__Task instructions__: Transcribe the material word for word, but without the images.

═══ Material provided

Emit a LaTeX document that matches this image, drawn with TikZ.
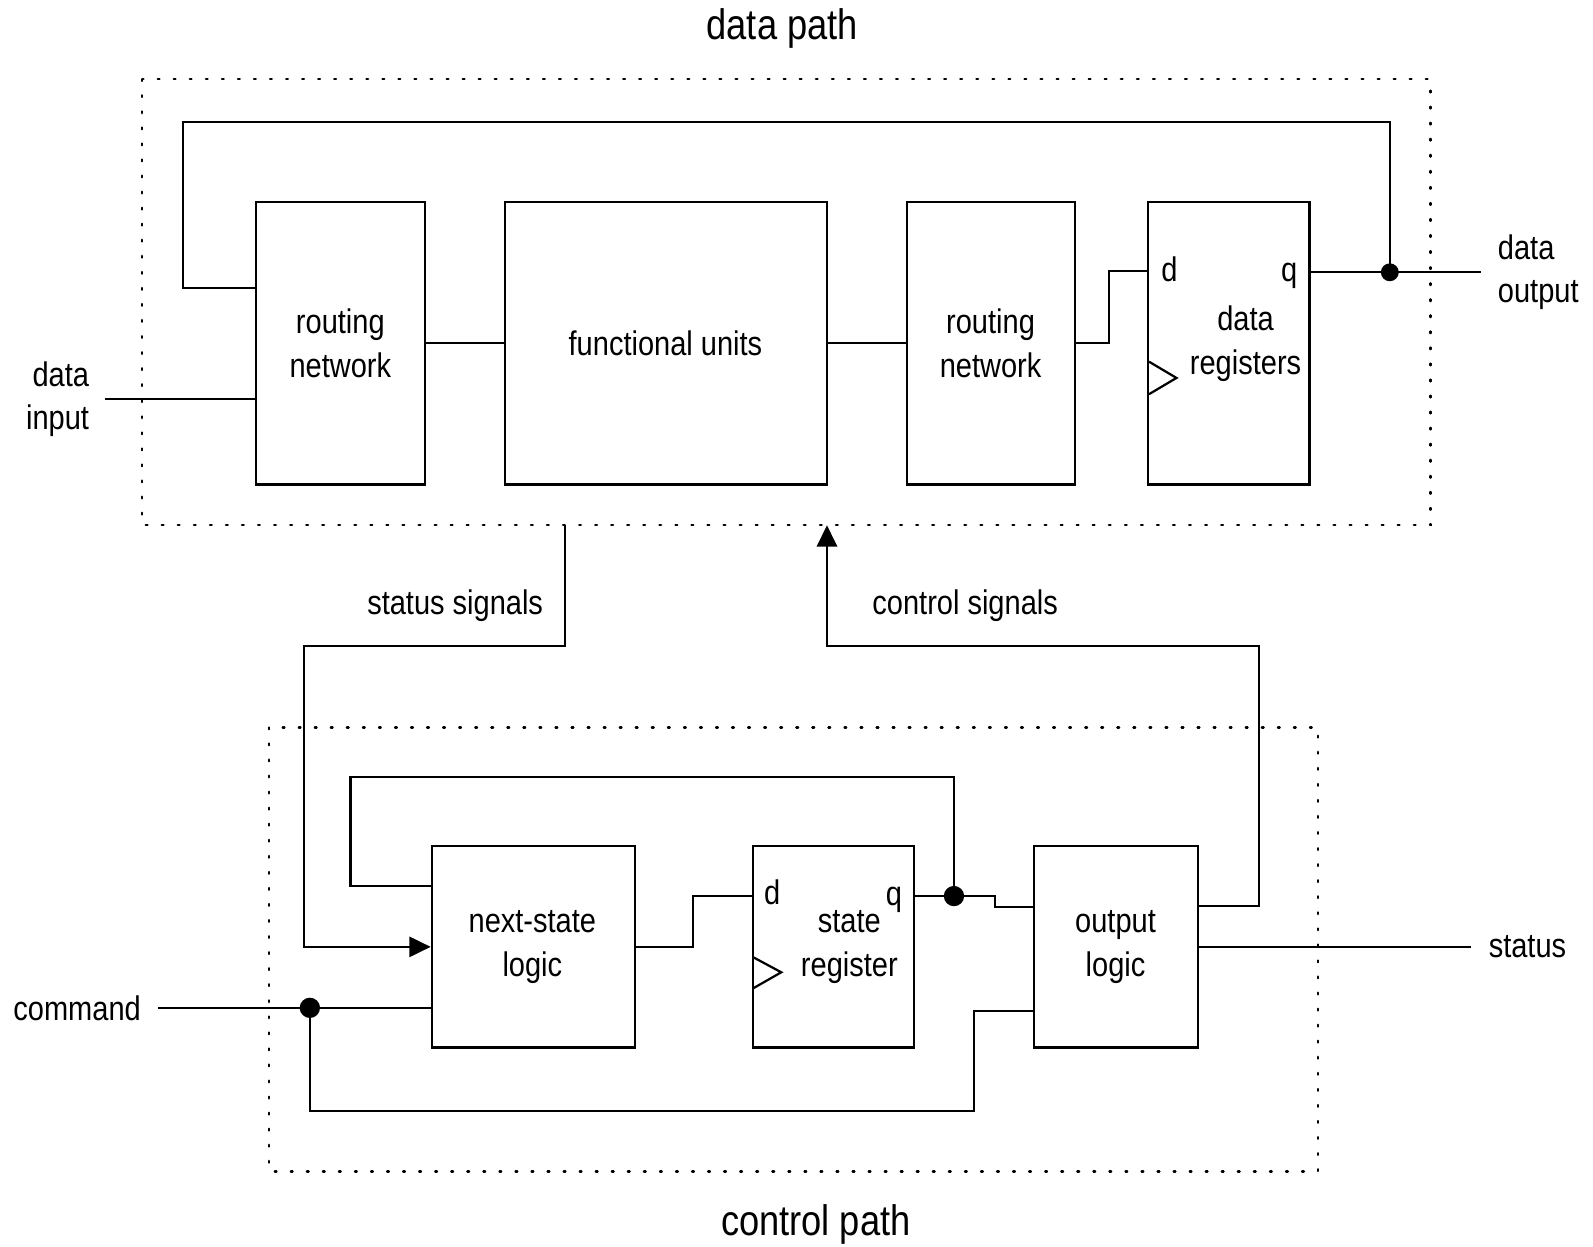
\documentclass[tikz,border=0pt]{standalone}
\usepackage{fontspec}
\setmainfont[FakeStretch=0.85]{Liberation Sans}
\usetikzlibrary{arrows.meta}
\begin{document}
\begin{tikzpicture}[x=0.5pt,y=-0.5pt,
  blk/.style={draw,line width=1.1pt,rectangle,inner sep=0pt},
  wire/.style={line width=1pt},
  arr/.style={wire,-{Triangle[length=10.5pt,width=10pt]}},
  frame/.style={line width=1.1pt,dash pattern=on 0.9pt off 7pt,line cap=round},
  txt/.style={font=\fontsize{16.8}{21.5}\selectfont,align=center,inner sep=0pt},
  big/.style={font=\fontsize{21}{25}\selectfont,inner sep=0pt},
  jdot/.style={fill,circle,inner sep=0pt,minimum size=#1},
  jdot/.default=10pt]
\useasboundingbox (0,0) rectangle (1568,1227);

% frames
\draw[frame] (140,78) rectangle (1408,517);
\draw[frame] (265,716) rectangle (1297,1153);
\node[big] (tdp) at (770,28) {data path};
\node[big] (tcp) at (803,1205) {control path};

% data path blocks
\node[blk,minimum width=83pt,minimum height=139pt] (rn1) at (335,338) {};
\node[blk,minimum width=158.5pt,minimum height=139pt] (fu) at (655.5,338) {};
\node[blk,minimum width=82.5pt,minimum height=139pt] (rn2) at (975.5,338) {};
\node[blk,minimum width=79.5pt,minimum height=139pt] (dr) at (1209.5,338) {};
\node[txt] (trn1) at (335,338) {routing\\network};
\node[txt] (tfu) at (655,338) {functional units};
\node[txt] (trn2) at (975,338) {routing\\network};
\node[txt] (tdr) at (1226,338) {data\\registers};
\node[txt,anchor=base] (tdd) at (1151,277) {d};
\node[txt,anchor=base] (tdq) at (1269,277) {q};
\draw[line width=1.1pt] (1131,356) -- (1158,372) -- (1131,388);

% control path blocks
\node[blk,minimum width=100pt,minimum height=99pt] (nsl) at (525,932) {};
\node[blk,minimum width=79.5pt,minimum height=99pt] (sr) at (820.5,932) {};
\node[blk,minimum width=80.5pt,minimum height=99pt] (ol) at (1098.5,932) {};
\node[txt] (tnsl) at (524,932) {next-state\\logic};
\node[txt] (tsr) at (836,932) {state\\register};
\node[txt] (tol) at (1098,932) {output\\logic};
\node[txt,anchor=base] (tsd) at (760,890) {d};
\node[txt,anchor=base] (tsq) at (880,891) {q};
\draw[line width=1.1pt] (741,942) -- (769,957) -- (741,973);

% outer labels
\node[txt,align=right,anchor=east] (tdin) at (88,393) {data\\input};
\node[txt,align=left,anchor=west] (tdout) at (1474,268) {data\\output};
\node[txt,anchor=east] (tcmd) at (139,992) {command};
\node[txt,anchor=west] (tst) at (1465,932) {status};
\node[txt] (tss) at (448,596) {status signals};
\node[txt] (tcs) at (950,596) {control signals};

% coordinates
\coordinate (qdot) at (1368,268);
\coordinate (dout) at (1458,268);
\coordinate (din) at (103,393);
\coordinate (ss) at (556,517);
\coordinate (cs) at (814,517);
\coordinate (sdot) at (939,882);
\coordinate (cmd) at (156,992);
\coordinate (cdot) at (305,992);
\coordinate (sout) at (1448,932);

% data path wires
\draw[wire] (rn1.east) -- (fu.west);
\draw[wire] (fu.east) -- (rn2.west);
\draw[wire] (rn2.east) -- (1092,338) -- (1092,267) -- (dr.west |- 0,267);
\draw[wire] (dr.east |- 0,268) -- (dout);
\draw[wire] (rn1.west |- 0,283) -- (180,283) -- (180,120) -- (1368,120) -- (qdot);
\draw[wire] (din) -- (rn1.west |- din);
\node[jdot=8.8pt] (dq) at (qdot) {};

% between paths
\draw[arr] (ss) -- (556,636) -- (299,636) -- (299,932) -- (nsl.west);
\draw[arr] (ol.east |- 0,892) -- (1239,892) -- (1239,636) -- (814,636) -- (cs);

% control path wires
\draw[wire] (nsl.east) -- (682,932) -- (682,882) -- (sr.west |- 0,882);
\draw[wire] (sr.east |- 0,882) -- (sdot) -- (979,882) -- (979,893) -- (ol.west |- 0,893);
\draw[wire] (sdot) -- (939,765) -- (345,765) -- (345,872) -- (nsl.west |- 0,872);
\draw[wire] (cmd) -- (nsl.west |- cmd);
\draw[wire] (cdot) -- (305,1094) -- (959,1094) -- (959,995) -- (ol.west |- 0,995);
\draw[wire] (ol.east) -- (sout);
\node[jdot] (ds) at (sdot) {};
\node[jdot] (dc) at (cdot) {};
\end{tikzpicture}
\end{document}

══════

__Exercise result__:
Emit a LaTeX document that matches this image, drawn with TikZ.
\documentclass[tikz,border=0pt]{standalone}
\usepackage{fontspec}
\setmainfont[FakeStretch=0.85]{Liberation Sans}
\usetikzlibrary{arrows.meta}
\begin{document}
\begin{tikzpicture}[x=0.5pt,y=-0.5pt,
  blk/.style={draw,line width=1.1pt,rectangle,inner sep=0pt},
  wire/.style={line width=1pt},
  arr/.style={wire,-{Triangle[length=10.5pt,width=10pt]}},
  frame/.style={line width=1.1pt,dash pattern=on 0.9pt off 7pt,line cap=round},
  txt/.style={font=\fontsize{16.8}{21.5}\selectfont,align=center,inner sep=0pt},
  big/.style={font=\fontsize{21}{25}\selectfont,inner sep=0pt},
  jdot/.style={fill,circle,inner sep=0pt,minimum size=#1},
  jdot/.default=10pt]
\useasboundingbox (0,0) rectangle (1568,1227);

% frames
\draw[frame] (140,78) rectangle (1408,517);
\draw[frame] (265,716) rectangle (1297,1153);
\node[big] (tdp) at (770,28) {data path};
\node[big] (tcp) at (803,1205) {control path};

% data path blocks
\node[blk,minimum width=83pt,minimum height=139pt] (rn1) at (335,338) {};
\node[blk,minimum width=158.5pt,minimum height=139pt] (fu) at (655.5,338) {};
\node[blk,minimum width=82.5pt,minimum height=139pt] (rn2) at (975.5,338) {};
\node[blk,minimum width=79.5pt,minimum height=139pt] (dr) at (1209.5,338) {};
\node[txt] (trn1) at (335,338) {routing\\network};
\node[txt] (tfu) at (655,338) {functional units};
\node[txt] (trn2) at (975,338) {routing\\network};
\node[txt] (tdr) at (1226,338) {data\\registers};
\node[txt,anchor=base] (tdd) at (1151,277) {d};
\node[txt,anchor=base] (tdq) at (1269,277) {q};
\draw[line width=1.1pt] (1131,356) -- (1158,372) -- (1131,388);

% control path blocks
\node[blk,minimum width=100pt,minimum height=99pt] (nsl) at (525,932) {};
\node[blk,minimum width=79.5pt,minimum height=99pt] (sr) at (820.5,932) {};
\node[blk,minimum width=80.5pt,minimum height=99pt] (ol) at (1098.5,932) {};
\node[txt] (tnsl) at (524,932) {next-state\\logic};
\node[txt] (tsr) at (836,932) {state\\register};
\node[txt] (tol) at (1098,932) {output\\logic};
\node[txt,anchor=base] (tsd) at (760,890) {d};
\node[txt,anchor=base] (tsq) at (880,891) {q};
\draw[line width=1.1pt] (741,942) -- (769,957) -- (741,973);

% outer labels
\node[txt,align=right,anchor=east] (tdin) at (88,393) {data\\input};
\node[txt,align=left,anchor=west] (tdout) at (1474,268) {data\\output};
\node[txt,anchor=east] (tcmd) at (139,992) {command};
\node[txt,anchor=west] (tst) at (1465,932) {status};
\node[txt] (tss) at (448,596) {status signals};
\node[txt] (tcs) at (950,596) {control signals};

% coordinates
\coordinate (qdot) at (1368,268);
\coordinate (dout) at (1458,268);
\coordinate (din) at (103,393);
\coordinate (ss) at (556,517);
\coordinate (cs) at (814,517);
\coordinate (sdot) at (939,882);
\coordinate (cmd) at (156,992);
\coordinate (cdot) at (305,992);
\coordinate (sout) at (1448,932);

% data path wires
\draw[wire] (rn1.east) -- (fu.west);
\draw[wire] (fu.east) -- (rn2.west);
\draw[wire] (rn2.east) -- (1092,338) -- (1092,267) -- (dr.west |- 0,267);
\draw[wire] (dr.east |- 0,268) -- (dout);
\draw[wire] (rn1.west |- 0,283) -- (180,283) -- (180,120) -- (1368,120) -- (qdot);
\draw[wire] (din) -- (rn1.west |- din);
\node[jdot=8.8pt] (dq) at (qdot) {};

% between paths
\draw[arr] (ss) -- (556,636) -- (299,636) -- (299,932) -- (nsl.west);
\draw[arr] (ol.east |- 0,892) -- (1239,892) -- (1239,636) -- (814,636) -- (cs);

% control path wires
\draw[wire] (nsl.east) -- (682,932) -- (682,882) -- (sr.west |- 0,882);
\draw[wire] (sr.east |- 0,882) -- (sdot) -- (979,882) -- (979,893) -- (ol.west |- 0,893);
\draw[wire] (sdot) -- (939,765) -- (345,765) -- (345,872) -- (nsl.west |- 0,872);
\draw[wire] (cmd) -- (nsl.west |- cmd);
\draw[wire] (cdot) -- (305,1094) -- (959,1094) -- (959,995) -- (ol.west |- 0,995);
\draw[wire] (ol.east) -- (sout);
\node[jdot] (ds) at (sdot) {};
\node[jdot] (dc) at (cdot) {};
\end{tikzpicture}
\end{document}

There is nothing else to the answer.